Selections from
The Manhattan Project:
"The three principal Manhattan Project sites were "secret cities" where 125,000 people worked and lived and were not on any maps during World War II. These sites were established in remote areas across the country, nestled in the wooded hillls along the Clinch River in eastern Tennessee, on the high desert beside the Columbia River in eastern Washington State, and on an isolated mesa above the Rio Grande in northern New
Mexico.
Secrecy was paramount and the sites were referred to only by their code names, "X," "Y," and "Z." Employees were issued badges, and driver's licenses had numbers without any names. The five thousand residents at Los Alamos shared the same address: P.O. Box 1663 in Santa Fe, making Sears and Roebuck sales clerks extremely curious when they received orders for more than a dozen baby bassinets to be delivered to the same address..." (p. 155)
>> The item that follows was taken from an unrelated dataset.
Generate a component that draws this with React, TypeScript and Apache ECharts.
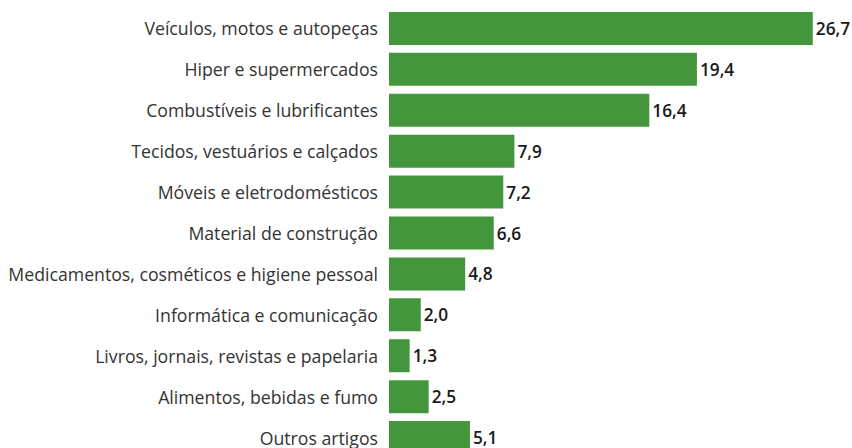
import React, { useEffect, useRef } from "react";
import * as echarts from "echarts";

const categories = [
  "Veículos, motos e autopeças",
  "Hiper e supermercados",
  "Combustíveis e lubrificantes",
  "Tecidos, vestuários e calçados",
  "Móveis e eletrodomésticos",
  "Material de construção",
  "Medicamentos, cosméticos e higiene pessoal",
  "Informática e comunicação",
  "Livros, jornais, revistas e papelaria",
  "Alimentos, bebidas e fumo",
  "Outros artigos",
];
const values = [26.7, 19.4, 16.4, 7.9, 7.2, 6.6, 4.8, 2.0, 1.3, 2.5, 5.1];

export default function App() {
  const ref = useRef<HTMLDivElement>(null);
  useEffect(() => {
    if (!ref.current) return;
    const chart = echarts.init(ref.current, null, { renderer: "svg" });
    chart.setOption({
      animation: false,
      grid: { left: 389, top: 8, bottom: 12, right: 18.6, containLabel: false, outerBoundsMode: "none" },
      xAxis: {
        type: "value",
        min: 0,
        max: 28,
        show: false,
      },
      yAxis: {
        type: "category",
        data: categories,
        inverse: true,
        axisLine: { show: false },
        axisTick: { show: false },
        axisLabel: {
          margin: 11,
          color: "#333333",
          fontSize: 17.7,
          fontFamily: "Open Sans",
        },
      },
      series: [
        {
          type: "bar",
          data: values,
          barCategoryGap: "19.3%",
          itemStyle: { color: "#43963b" },
          label: {
            show: true,
            position: "right",
            distance: 3,
            color: "#1a1a1a",
            fontSize: 17.3,
            fontWeight: 600,
            fontFamily: "Open Sans",
            formatter: (p: any) => p.value.toFixed(1).replace(".", ","),
          },
        },
      ],
    });
    return () => chart.dispose();
  }, []);
  return (
    <div
      ref={ref}
      style={{ position: "absolute", left: 0, top: 0, width: 852, height: 470 }}
    />
  );
}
An incident at the Metallurgical Laboratory at the University of Chicago:
"[the Coca-Cola machine] was a style of machine that dropped a paper cup, which was then filled with carbonated water and Coca-Cola syrup. The man who came to service the machine at our lunch time forgot to bring his hose for filling the syrup reservoir. He walked into the neighboring laboratory where wet chemistry was being performed and borrowed a rubber hose from an aspirator, filled the reservoir with the syrup, returned the hose and left. Some time after lunch a technician was carrying an alpha counter and noticed that the meter went off the scale as he passed the Coke machine. By the next day, the Coke machine was replaced with one that dispensed bottles rather than liquids. We never did know how many, if any, employees drank the radioactive Coca-Cola."
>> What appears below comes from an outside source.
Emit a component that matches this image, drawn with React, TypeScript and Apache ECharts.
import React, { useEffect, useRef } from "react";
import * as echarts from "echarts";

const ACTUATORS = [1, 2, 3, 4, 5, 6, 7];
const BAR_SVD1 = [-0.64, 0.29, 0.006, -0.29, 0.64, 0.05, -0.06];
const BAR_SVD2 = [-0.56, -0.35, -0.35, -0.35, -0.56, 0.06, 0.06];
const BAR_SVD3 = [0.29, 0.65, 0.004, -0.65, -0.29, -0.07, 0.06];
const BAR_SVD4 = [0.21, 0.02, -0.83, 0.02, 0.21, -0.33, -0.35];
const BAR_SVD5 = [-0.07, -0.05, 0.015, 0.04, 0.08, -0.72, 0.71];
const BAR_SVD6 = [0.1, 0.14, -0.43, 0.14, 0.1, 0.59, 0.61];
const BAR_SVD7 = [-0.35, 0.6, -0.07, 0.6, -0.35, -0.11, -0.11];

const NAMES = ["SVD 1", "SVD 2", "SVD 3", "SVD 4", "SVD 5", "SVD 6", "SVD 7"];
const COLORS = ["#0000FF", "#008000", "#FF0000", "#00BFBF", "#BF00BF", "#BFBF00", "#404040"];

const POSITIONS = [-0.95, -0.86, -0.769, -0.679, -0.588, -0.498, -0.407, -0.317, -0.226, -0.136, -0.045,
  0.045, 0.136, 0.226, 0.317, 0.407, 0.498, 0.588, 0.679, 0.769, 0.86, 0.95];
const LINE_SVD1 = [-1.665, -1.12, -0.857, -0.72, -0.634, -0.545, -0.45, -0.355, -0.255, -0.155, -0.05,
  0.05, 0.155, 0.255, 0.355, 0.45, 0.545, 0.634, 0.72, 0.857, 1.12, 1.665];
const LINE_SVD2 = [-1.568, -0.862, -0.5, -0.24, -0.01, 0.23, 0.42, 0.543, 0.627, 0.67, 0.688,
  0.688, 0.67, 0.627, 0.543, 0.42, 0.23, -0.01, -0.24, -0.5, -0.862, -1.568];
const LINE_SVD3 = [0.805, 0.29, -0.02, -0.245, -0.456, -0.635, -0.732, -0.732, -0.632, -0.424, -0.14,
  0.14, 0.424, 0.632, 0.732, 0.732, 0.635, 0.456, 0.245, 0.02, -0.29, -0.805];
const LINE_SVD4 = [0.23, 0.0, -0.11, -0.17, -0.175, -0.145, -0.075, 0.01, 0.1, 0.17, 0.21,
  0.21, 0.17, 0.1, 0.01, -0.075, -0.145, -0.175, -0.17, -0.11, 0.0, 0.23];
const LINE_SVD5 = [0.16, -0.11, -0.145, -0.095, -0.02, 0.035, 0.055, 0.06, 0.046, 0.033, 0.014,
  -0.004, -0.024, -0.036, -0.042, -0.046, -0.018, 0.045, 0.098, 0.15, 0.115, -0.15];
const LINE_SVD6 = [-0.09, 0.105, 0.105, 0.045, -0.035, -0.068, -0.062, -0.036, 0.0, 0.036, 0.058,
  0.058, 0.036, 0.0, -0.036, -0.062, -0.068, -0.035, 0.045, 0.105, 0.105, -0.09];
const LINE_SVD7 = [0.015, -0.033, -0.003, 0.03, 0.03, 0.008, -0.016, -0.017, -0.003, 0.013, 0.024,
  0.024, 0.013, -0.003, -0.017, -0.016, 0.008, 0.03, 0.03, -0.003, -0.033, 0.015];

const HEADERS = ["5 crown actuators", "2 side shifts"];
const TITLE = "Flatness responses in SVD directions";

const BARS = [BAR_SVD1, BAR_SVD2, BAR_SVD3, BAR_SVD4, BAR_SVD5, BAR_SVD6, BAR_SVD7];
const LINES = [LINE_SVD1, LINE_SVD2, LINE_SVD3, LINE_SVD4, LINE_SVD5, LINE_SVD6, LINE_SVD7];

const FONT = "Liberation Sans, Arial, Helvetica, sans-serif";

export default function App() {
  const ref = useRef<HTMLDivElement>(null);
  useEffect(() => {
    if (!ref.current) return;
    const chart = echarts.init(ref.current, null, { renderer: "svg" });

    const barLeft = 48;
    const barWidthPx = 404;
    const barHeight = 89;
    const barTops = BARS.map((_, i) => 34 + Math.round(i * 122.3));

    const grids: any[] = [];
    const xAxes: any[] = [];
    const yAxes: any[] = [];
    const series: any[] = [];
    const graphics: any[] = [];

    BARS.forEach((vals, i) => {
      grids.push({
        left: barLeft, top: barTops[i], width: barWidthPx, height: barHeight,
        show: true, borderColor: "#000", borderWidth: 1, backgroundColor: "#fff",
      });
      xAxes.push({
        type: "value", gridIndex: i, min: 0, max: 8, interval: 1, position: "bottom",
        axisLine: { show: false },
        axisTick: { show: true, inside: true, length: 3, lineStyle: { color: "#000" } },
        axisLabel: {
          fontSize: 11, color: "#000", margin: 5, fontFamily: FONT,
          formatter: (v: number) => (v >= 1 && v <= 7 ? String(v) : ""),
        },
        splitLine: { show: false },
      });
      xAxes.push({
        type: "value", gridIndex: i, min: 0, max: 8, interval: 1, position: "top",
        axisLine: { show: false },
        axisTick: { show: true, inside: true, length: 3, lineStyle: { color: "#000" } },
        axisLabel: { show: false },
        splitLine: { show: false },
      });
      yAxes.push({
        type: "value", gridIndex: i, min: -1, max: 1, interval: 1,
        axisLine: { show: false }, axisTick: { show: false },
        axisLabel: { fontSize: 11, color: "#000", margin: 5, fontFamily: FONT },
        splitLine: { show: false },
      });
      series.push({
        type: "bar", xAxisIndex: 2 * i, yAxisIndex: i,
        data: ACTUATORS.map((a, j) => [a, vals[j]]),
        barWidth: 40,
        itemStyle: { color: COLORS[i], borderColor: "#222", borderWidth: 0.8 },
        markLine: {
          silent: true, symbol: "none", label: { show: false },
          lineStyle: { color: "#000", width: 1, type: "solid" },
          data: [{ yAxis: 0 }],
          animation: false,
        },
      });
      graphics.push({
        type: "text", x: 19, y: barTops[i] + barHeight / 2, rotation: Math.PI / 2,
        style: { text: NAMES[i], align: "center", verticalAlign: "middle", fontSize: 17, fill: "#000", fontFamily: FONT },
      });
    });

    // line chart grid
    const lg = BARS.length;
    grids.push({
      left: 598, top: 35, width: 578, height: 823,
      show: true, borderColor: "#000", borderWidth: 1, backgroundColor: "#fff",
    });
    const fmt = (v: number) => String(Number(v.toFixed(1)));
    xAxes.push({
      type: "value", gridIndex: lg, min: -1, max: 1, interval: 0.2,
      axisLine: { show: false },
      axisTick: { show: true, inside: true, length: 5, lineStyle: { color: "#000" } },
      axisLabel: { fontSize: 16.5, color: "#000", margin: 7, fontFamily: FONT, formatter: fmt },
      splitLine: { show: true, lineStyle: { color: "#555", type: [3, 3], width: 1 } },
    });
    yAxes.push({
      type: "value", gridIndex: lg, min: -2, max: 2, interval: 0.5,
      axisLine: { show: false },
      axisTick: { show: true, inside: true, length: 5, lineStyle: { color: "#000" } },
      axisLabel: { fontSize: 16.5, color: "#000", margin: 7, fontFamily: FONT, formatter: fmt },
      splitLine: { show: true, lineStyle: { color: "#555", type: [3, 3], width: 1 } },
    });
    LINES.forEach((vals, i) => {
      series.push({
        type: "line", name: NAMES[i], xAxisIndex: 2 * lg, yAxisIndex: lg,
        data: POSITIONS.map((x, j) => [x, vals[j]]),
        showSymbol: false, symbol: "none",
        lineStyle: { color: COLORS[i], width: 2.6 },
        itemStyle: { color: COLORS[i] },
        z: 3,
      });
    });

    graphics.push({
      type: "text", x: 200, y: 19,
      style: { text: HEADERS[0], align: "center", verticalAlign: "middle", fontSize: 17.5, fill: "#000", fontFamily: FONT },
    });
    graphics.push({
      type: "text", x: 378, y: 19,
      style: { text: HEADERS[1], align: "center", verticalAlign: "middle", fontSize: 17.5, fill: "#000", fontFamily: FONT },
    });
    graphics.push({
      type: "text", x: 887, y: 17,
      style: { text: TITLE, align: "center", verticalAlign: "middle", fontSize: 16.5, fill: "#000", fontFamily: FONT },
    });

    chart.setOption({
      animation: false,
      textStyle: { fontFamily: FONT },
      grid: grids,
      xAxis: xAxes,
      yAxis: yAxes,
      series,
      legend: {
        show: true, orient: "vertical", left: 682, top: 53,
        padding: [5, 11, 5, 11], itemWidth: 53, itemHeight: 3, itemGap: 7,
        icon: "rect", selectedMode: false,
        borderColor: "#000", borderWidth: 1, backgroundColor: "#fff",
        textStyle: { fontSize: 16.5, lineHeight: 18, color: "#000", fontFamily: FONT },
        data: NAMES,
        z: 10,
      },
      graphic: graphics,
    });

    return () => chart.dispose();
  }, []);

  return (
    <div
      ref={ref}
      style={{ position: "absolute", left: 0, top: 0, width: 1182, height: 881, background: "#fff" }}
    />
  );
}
Additional information and reviews of this interesting book are available at
Goodreads.
I've got this lovely 5'x5' topographical map on my wall I got from the USGS. It's from 1953 and I grabbed it only cause it's really quite beautiful. I didn't learn until a year later that it shows the the Los Alamos Nuclear Labs site and surrounding area. What it doesn't show, of course, is that Los Alamos Nuclear Labs even exists! Bonus! It shows local highways and the nearby town of White Rock, but not the labs or the long and winding highway along Los Alamos canyon that leads to it.